Season three of “True Detective” had incredibly high expectations to live up to. After the critically unacclaimed season two, comprised of undeveloped characters and unconnected murders, Nic Pizzolatto had to prove that he could live up to the standards set by McConaughey and Harrelson in season one.
It started strong but lost steam around episodes four through six, and then rushed to resolve the murder mystery –– which actually proved to be shocking. Even though this season was drastically better than the prior, it lacked a resolution that left the detectives, as well as the audience, without proper closure.

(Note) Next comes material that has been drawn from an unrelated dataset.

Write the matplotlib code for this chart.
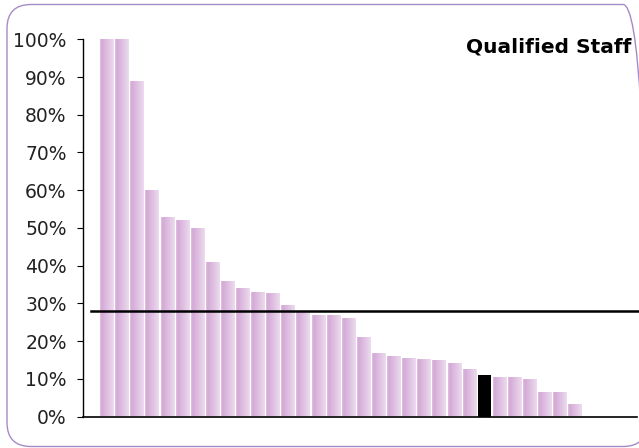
import numpy as np
import matplotlib.pyplot as plt
from matplotlib.patches import FancyBboxPatch
from matplotlib.colors import LinearSegmentedColormap
from matplotlib.ticker import FuncFormatter
from matplotlib.transforms import IdentityTransform

# ========================================
# Data
# ========================================
staff_pct = [100, 100, 89, 60, 53, 52, 50, 41, 36, 34, 33, 32.7, 29.6, 27.6,
             26.9, 26.9, 26.1, 21.1, 16.8, 16.0, 15.5, 15.2, 15.0, 14.2, 12.6,
             10.9, 10.5, 10.5, 9.9, 6.5, 6.5, 3.3]
highlight_idx = 25          # the black bar
average_pct = 28.0
title_text = 'Qualified Staff'
y_ticks = list(range(0, 101, 10))

# ========================================
# Figure
# ========================================
W, H = 639, 448
fig = plt.figure(figsize=(W / 100, H / 100), dpi=100)

# rounded purple frame (pixel coords, runs off the right edge)
frame = FancyBboxPatch((7, 1.5), 640, 442,
                       boxstyle="round,pad=0,rounding_size=24",
                       transform=IdentityTransform(), fill=False,
                       edgecolor='#a58bc6', linewidth=1.0, clip_on=False)
fig.patches.append(frame)

ax = fig.add_axes([83.3 / W, 1 - 416.5 / H, (637 - 83.3) / W, (416.5 - 39.3) / H])

x = np.arange(len(staff_pct))
bar_w = 0.88
grad = LinearSegmentedColormap.from_list(
    'pinkgrad', [(0, '#e0c2e0'), (0.12, '#d4a9d6'), (1, '#ecdbee')])
gimg = np.linspace(0, 1, 64).reshape(1, -1)

for i, v in zip(x, staff_pct):
    if i == highlight_idx:
        ax.bar(i, v, width=bar_w, color='black', zorder=2)
        continue
    b = ax.bar(i, v, width=bar_w, color='none', zorder=2)[0]
    im = ax.imshow(gimg, cmap=grad, aspect='auto', zorder=2,
                   extent=[i - bar_w / 2, i + bar_w / 2, 0, v])
    im.set_clip_path(b)

# average line
ax.plot([-1.06, 36], [average_pct, average_pct], color='black', lw=1.8, zorder=3,
        clip_on=False)

ax.set_xlim(-1.55, 35.1)
ax.set_ylim(0, 100)
ax.set_yticks(y_ticks)
ax.yaxis.set_major_formatter(FuncFormatter(lambda v, p: f'{int(v)}%'))
ax.tick_params(axis='y', length=4, width=0.8, pad=8, labelsize=13.5,
               labelcolor='#222222')
ax.set_xticks([])
for s in ['top', 'right']:
    ax.spines[s].set_visible(False)
ax.spines['left'].set_linewidth(1.0)
ax.spines['bottom'].set_linewidth(1.2)

fig.text(631 / W, 1 - 47 / H, title_text, ha='right', va='center',
         fontsize=14.5, fontweight='bold')

fig.savefig('out.png', dpi=100)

Like season one, season three had a dazzling cast that opened up layers of raw emotion on the screen. Starring Mahershala Ali as Detective Wayne Hays, and Stephen Dorff as Hays’ detective partner, Roland West, the show starts with the two Arkansas detectives investigating the disappearance of two children.
Throughout the show, the camera lens shifts and tells the mysteries, not chronologically, of the murder case at different points in the detectives’ lives. It switches from when they first started working the case, to when the case was reopened for investigation, and finally discover the truth behind the children’s disappearance when they were old men. It featured a powerful female writer, Hays’ wife, Amelia, played by Carmen Ejogo, as she unlocks clues and motives while writing a book about the case. The acting, more so than the plot, supported the show in its entirety.
Even though Tom and Lucy Purcell, the missing children’s parents, were only supporting actors, their minute-long screams of horror and streams of tears permeated through the screen, and you could feel their pain. There were some excellent one-liners tossed here and impressionable passages read aloud from Amelia’s book, but is good dialogue enough to make a fine show into a memorable one?
The first episodes were riveting as you teetered between time periods and characters and began to feel that fresh chill of discomfort and apprehension. Towards the middle of the season, very similarly to season two, they introduced and reintroduced characters that had no connection to the case and tried to tie a very small relationship into the disappearances. It became hard to distinguish the shift in time, and what was happening in the past-present and the present-present.
What struck a moment of confusion was Hays’ sporadic hallucinations of his dead wife, Amelia, which made me wonder how much of his findings were real or a bi-product of a possible PTSD trauma mixed with memory loss. The last two episodes were overloaded with information. You discover what happened, but realize that there is some deceitfulness hidden within every truth, a very common theme that riddled the episodes. However, the “resolution” came from places and people that should have been emphasized more. Maybe it was Pizzolatto’s way of showing how our eyes tend to overlook the things we choose not to notice, but if so, he missed the point with some of his character development.
“True Detective” achieved what it sought to do: deliver a gripping and unexpected ending filled with twists and U-turns during the journey. The beginning and end lived up to the high expectations, but the middle, the meat of the season, got lost in its ambition. It was worth the eight hours it took to watch, not only because of the core actors and actresses, but also the underlying pattern: There wasn’t just one person who was responsible. The whole town was accountable for the crimes. No one was perfectly righteous, yet no one was perfectly innocent either. Even the detectives showed how their selfish actions led to the mystery being solved when it was too late to help, which speaks for true crime in America today. If that’s what this season was trying to portray, we should all watch and open our eyes to the truth and injustice around us.